Il sottinteso è chiaro: una volta battuto, Bersani si riterrebbe autorizzato a guidare, come premier sconfitto in Parlamento ma ancora in carica, le successive elezioni anticipate. Ma si tratta di un discreto azzardo, persino sorprendente. Se il calcolo si rivelasse sbagliato e nuove elezioni a distanza di due mesi non fossero favorevoli (in fondo perché dovrebbero esserlo, visto che non è cambiato nulla?) il destino del Pd e del suo gruppo dirigente sarebbe segnato.
Certo, sull'altro piatto della bilancia c'è il grande incubo dei "democratici": essere indotti a votare un esecutivo (in quel caso guidato da un nome più neutro) insieme a Berlusconi: la grande coalizione, il "governissimo". In altre parole: rifiutati da Grillo e risospinti nelle braccia dell'eterno avversario.

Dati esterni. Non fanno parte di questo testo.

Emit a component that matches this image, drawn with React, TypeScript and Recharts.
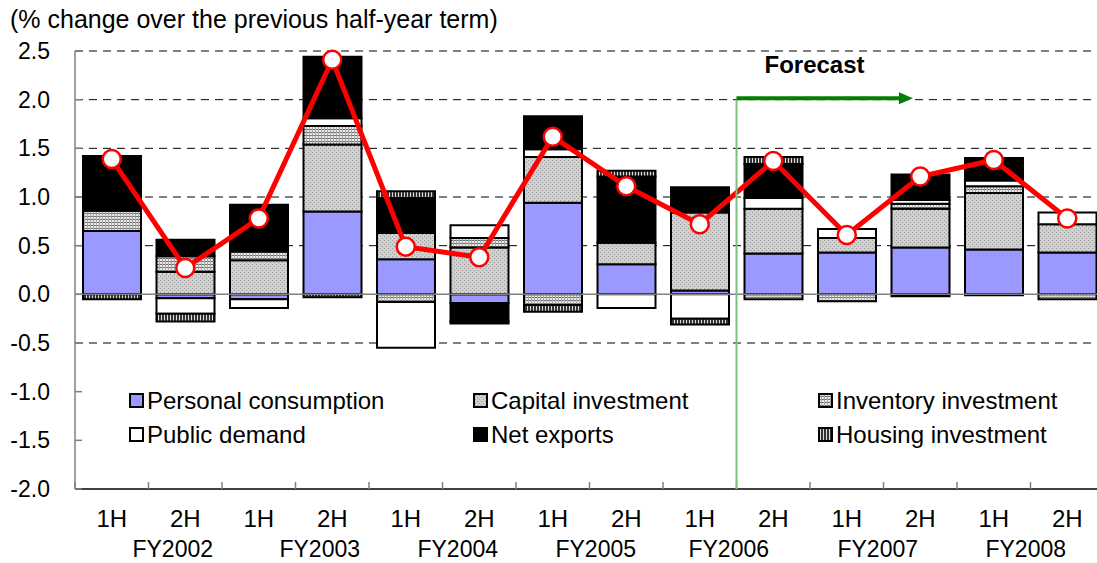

Ma per evitare questo corto circuito non c'è che una via: affidarsi a Napolitano, evitare d'inchiodarsi all'ipotesi del governo Bersani. Mantenere aperti i canali istituzionali, anche nelle nomine ai vertici delle due Camere. In altre parole, non fare dei lavori della direzione, domani, una sorta di battaglia delle Ardenne.

Il fatto nuovo è che Grillo ha fatto lui l'apertura al Quirinale che il Pd finora si rifiuta di fare, convinto (ma per quanto tempo?) di poter imporre la sua scelta. Questa tendenza all'irrealtà può ancora essere corretta dal segretario, a cui non manca il senso della misura. D'altra parte la mossa di Grillo non può essere ignorata o sottovalutata. Come è evidente, il capo del M5S gioca di sponda sul Quirinale per sconfiggere Bersani e qualsiasi ipotesi di governo politico. Ma c'era da aspettarselo. Ora l'ipotesi di un nuovo "governo del presidente", fondato sulle riforme istituzionali (e sulla modifica della legge elettorale) più che sul rigore economico, acquista spessore. Il Pd fa ancora in tempo a cambiare rotta e a gestire questo sviluppo, anziché esserne scavalcato e poi costretto a inseguire.